Entre a mi Rancho sin golpear

FOTOTECA

En la inmensidad de las pampas argentinas, abrimos las puertas de la casa del gaucho: un rancho chico, pero de corazón grande. Pase nomás…

Solito y solo. Qué más… Sí de algo no gozaba el llanero de las pampas era de grandes compañías. Un gaucho por acá, otro tanto más allá; millares de metros entre los pagos de uno y otro, entre la vida de éste y aquel. “Vago y mal entretenido”, así se lo supo catalogar. ¿Hijo del rigor, tal vez? Hijo de la inestabilidad, eso delo por seguro. Cuando la vida se ponía difícil, allí andaba él, juntando sus petates, pronto a marchar pa’ otros horizontes. Nada dejaba atrás, ni siquiera los macizos muros de una morada. No, señor. El gaucho supo concebir su vivienda al servicio del nomadismo que supo caracterizarlo: techo de paja, paredes de barro y caña, piso de tierra natural. Todo en cuanto consistía la casa gaucha. ¡Habemus rancho! Puede usted pasar…

ABC ranchero

Habida cuenta del ir y venir de los gauchos, el rancho no era cosa compleja. Definitivamente, se trató de una vivienda de fácil montaje; aunque con sus secretitos a cuestas. Imagínese usted, ni modo que la muy frágil fuera expuesta a grandes vientos…Y más valía que su orientación le permitiera aprovechar la luz solar lo máximo posible (puerta en dirección al naciente y alguna ventana al poniente). Nada mejor que los rayos de Febo para mantener el techo seco, y libre de podredumbres, tras las lluvias pampeanas.
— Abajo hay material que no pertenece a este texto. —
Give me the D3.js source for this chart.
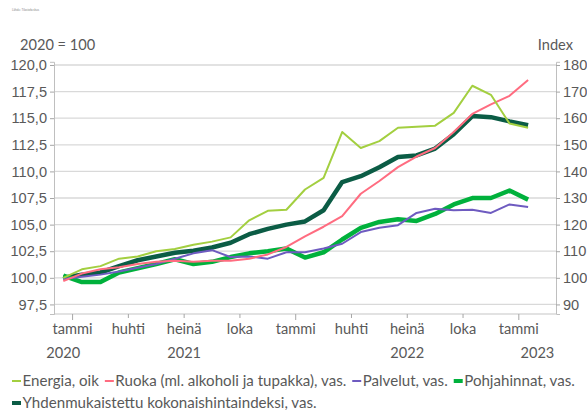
<!DOCTYPE html>
<html>
<head>
<meta charset="utf-8">
<script src="https://cdn.jsdelivr.net/npm/d3@7"></script>
<style>
  body { margin: 0; background: #fff; }
  svg { display: block; font-family: Lato, "Open Sans", sans-serif; }
  .lbl { fill: #595959; font-size: 14.6px; }
  .leg { fill: #595959; font-size: 15.1px; }
</style>
</head>
<body>
<svg width="587" height="410"></svg>
<script>
// categories: Dec 2020 .. Feb 2023 (last one has no data)
const months = ['2020-12','2021-01','2021-02','2021-03','2021-04','2021-05','2021-06','2021-07','2021-08','2021-09','2021-10','2021-11','2021-12',
  '2022-01','2022-02','2022-03','2022-04','2022-05','2022-06','2022-07','2022-08','2022-09','2022-10','2022-11','2022-12',
  '2023-01','2023-02'];
const tickMonths = ['2021-01','2021-04','2021-07','2021-10','2022-01','2022-04','2022-07','2022-10','2023-01'];
const tickLabels = ['tammi','huhti','heinä','loka','tammi','huhti','heinä','loka','tammi'];
const years = ['2020','2021','2022','2023'];
const leftTicks = [97.5,100,102.5,105,107.5,110,112.5,115,117.5,120];
const rightTicks = [90,100,110,120,130,140,150,160,170,180];

// values
const energia = [100,103.2,104.4,107.2,108,110,110.8,112.4,113.6,115.2,121.6,125.2,125.6,133.2,137.6,154.8,148.8,151.4,156.4,156.8,157.2,162,172.2,168.8,158,156.4];
const ruoka = [99.7,100.4,100.8,101.0,101.3,101.5,101.6,101.5,101.6,101.6,101.8,102.2,102.9,103.9,104.8,105.8,107.9,109.1,110.4,111.4,112.2,113.7,115.4,116.3,117.1,118.6];
const palvelut = [99.9,100.1,100.3,100.6,100.95,101.3,101.8,102.3,102.6,101.95,102.0,101.8,102.4,102.4,102.75,103.2,104.3,104.7,104.95,106.1,106.5,106.35,106.4,106.1,106.9,106.65];
const pohja = [100.2,99.6,99.6,100.5,100.9,101.3,101.75,101.3,101.5,101.95,102.3,102.5,102.75,101.9,102.4,103.6,104.7,105.25,105.5,105.35,106.0,106.9,107.5,107.5,108.2,107.35];
const yhden = [100.0,100.3,100.5,101.1,101.65,102.0,102.35,102.55,102.85,103.3,104.1,104.6,105.0,105.3,106.35,109.0,109.55,110.4,111.35,111.5,112.15,113.5,115.2,115.1,114.7,114.35];

const series = [
  {name: 'Yhdenmukaistettu kokonaishintaindeksi, vas.', vals: yhden, color: '#0b5c45', w: 4.5, axis: 'L'},
  {name: 'Pohjahinnat, vas.', vals: pohja, color: '#00b13c', w: 4.5, axis: 'L'},
  {name: 'Palvelut, vas.', vals: palvelut, color: '#6e5bc0', w: 2, axis: 'L'},
  {name: 'Ruoka (ml. alkoholi ja tupakka), vas.', vals: ruoka, color: '#ff6c80', w: 2, axis: 'L'},
  {name: 'Energia, oik', vals: energia, color: '#a3cf40', w: 2, axis: 'R'}
];
const legendOrder = ['Energia, oik','Ruoka (ml. alkoholi ja tupakka), vas.','Palvelut, vas.','Pohjahinnat, vas.','Yhdenmukaistettu kokonaishintaindeksi, vas.'];

const svg = d3.select('svg');

const x = d3.scaleBand().domain(months).range([54, 556]).paddingInner(0).paddingOuter(0);
const yL = d3.scaleLinear().domain([96.6, 120.3]).range([314, 61.8]);
const yR = d3.scaleLinear().domain([86.4, 181.2]).range([314, 61.8]);

// tiny source text top left
svg.append('text').attr('x', 12).attr('y', 11).attr('font-size', 3).attr('fill', '#888').text('Lähde: Tilastokeskus');

// gridlines
svg.append('g').selectAll('line').data(leftTicks).enter().append('line')
  .attr('x1', 54).attr('x2', 556)
  .attr('y1', d => yL(d)).attr('y2', d => yL(d))
  .attr('stroke', '#d9d9d9').attr('stroke-width', 1.3);

// bottom frame line
svg.append('line').attr('x1', 54).attr('x2', 556).attr('y1', 314).attr('y2', 314)
  .attr('stroke', '#d9d9d9').attr('stroke-width', 1.3);

const axL = svg.append('g').attr('transform', 'translate(54,0)')
  .call(d3.axisLeft(yL).tickValues(leftTicks).tickSize(4).tickPadding(3)
    .tickFormat(d => d.toFixed(1).replace('.', ',')));
const axR = svg.append('g').attr('transform', 'translate(556,0)')
  .call(d3.axisRight(yR).tickValues(rightTicks).tickSize(4).tickPadding(3));
[axL, axR].forEach(a => {
  a.select('.domain').attr('stroke', '#bfbfbf');
  a.selectAll('.tick line').attr('stroke', '#a6a6a6');
  a.selectAll('.tick text').attr('class', 'lbl').attr('font-family', null).attr('font-size', null);
});

// x ticks + month labels
svg.append('g').selectAll('line').data(tickMonths).enter().append('line')
  .attr('x1', d => x(d)).attr('x2', d => x(d))
  .attr('y1', 314).attr('y2', d => d.endsWith('-01') ? 320 : 318)
  .attr('stroke', '#a6a6a6');
svg.append('g').selectAll('text').data(tickMonths).enter().append('text')
  .attr('class', 'lbl').attr('text-anchor', 'middle')
  .attr('x', d => x(d)).attr('y', 334)
  .text((d, i) => tickLabels[i]);

// year labels, centred on the group of months
svg.append('g').selectAll('text').data(years).enter().append('text')
  .attr('class', 'lbl').attr('text-anchor', 'middle')
  .attr('x', yr => {
    const ms = months.filter(m => m.startsWith(yr));
    return (x(ms[0]) + x(ms[ms.length - 1]) + x.bandwidth()) / 2;
  })
  .attr('y', 358)
  .text(d => d);

// axis titles
svg.append('text').attr('class', 'lbl').attr('x', 20).attr('y', 50).text('2020 = 100');
svg.append('text').attr('class', 'lbl').attr('x', 573).attr('y', 50).attr('text-anchor', 'end').text('Index');

// lines
series.forEach(s => {
  const ys = s.axis === 'L' ? yL : yR;
  const line = d3.line()
    .x((d, i) => x(months[i]) + x.bandwidth() / 2)
    .y(d => ys(d));
  svg.append('path').datum(s.vals)
    .attr('d', line)
    .attr('fill', 'none')
    .attr('stroke', s.color)
    .attr('stroke-width', s.w)
    .attr('stroke-linejoin', 'round');
});

// legend
const byName = {};
series.forEach(s => byName[s.name] = s);
let lx = 12, ly = 386;
legendOrder.forEach((n, i) => {
  const s = byName[n];
  if (i === 4) { lx = 12; ly = 408; }
  svg.append('line').attr('x1', lx).attr('x2', lx + 9).attr('y1', ly - 5).attr('y2', ly - 5)
    .attr('stroke', s.color).attr('stroke-width', s.w === 2 ? 2 : 4);
  const t = svg.append('text').attr('class', 'leg').attr('x', lx + 10.5).attr('y', ly).text(n);
  lx += 10.5 + t.node().getComputedTextLength() + 6;
});
</script>
</body>
</html>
Por lo que erigir un rancho bajo la sombra de algún árbol era casi un pecado…No sólo por la sombra provista; sino porque, ante alguna tormenta fuerte, éste podía acabar volteado sobre la inconsistente construcción. O peor aún, en una de esas actuaba de pararrayos y entonces, sí, adiós casita. Ante este escenario, bien comprenderá… el rancho no gozaba de grandes alturas. No más de dos o tres metros y moneda distantes entre el piso y la horizontal línea en la que confluían las vertientes del techo. ¿Qué quedaba para la puerta? Nada de nada. Cuando el rancho era muy bajito, una simplona cortina de cuero crudo era suficiente reemplazo para ella.

Rancho adentro

¿Y detrás de la cortina? ¡Sea usted bienvenido al rancho! Eso sí, ya verá como lo recorre en un periquete. Nada de múltiples ambientes: una o dos piezas y la cocina. ¿Un living, quizá? No, no. Para oficiar de sala de reunión -y hasta de pieza de huéspedes- estaba la cocina. No es que se tratase de un ambiente mucho más grande que la pieza (a decir verdad, no diferían una de otra). Sólo que la cocina venía con yapa: el fogón y la chimenea. ¡Cómo no, en la morada del gaucho! Así, entre mate y mate, o en pleno asadito, al calor del fuego, se contaban cuentos extraordinarios, de creer o reventar, (aunque no faltaba quien jurase y perjurase sobre su veracidad); pero también de los otros, aquellos cuya semejanza con la realidad era mera coincidencia. ¡Qué gratos momentos aquellos!, capaces ellos de hacer añicos la soledad pampeana. Pura calidez humano, en clara sintonía con el abrasador ardor de las llamas… Eso sí, no vaya a creer que se trataba de una fogata improvisada. El gaucho tenía todo perfectamente calculado para que el fuego no acabara por devorar el rancho. Pues, a fin de cuentas, se trataba de un fogón bajo techo, y de paja… ¿La técnica? En el suelo, canillas de yegua o potro semienterradas delimitaban un circulo o cuadrado (una llanta de carro o un zócalo de adobe también valían). En la superficie interior se colocaban unos diez centímetros de tierra, luego era el turno de las cenizas y, sobre ellas, el brasa encendida.

¿Gusta de sumarse a la ronda? Véngase sin timideces, que en la casa del gaucho y su fogón siempre hay lugar para uno más. Al menos, mientras no llegue la hora de la partida. Esa en la que el eterno llanero emprende su camino en busca de nuevos rumbos, proezas, historias, y un buen pago donde erigir, una vez más, su efímera morada: un rancho chico, sí, pero de corazón grande.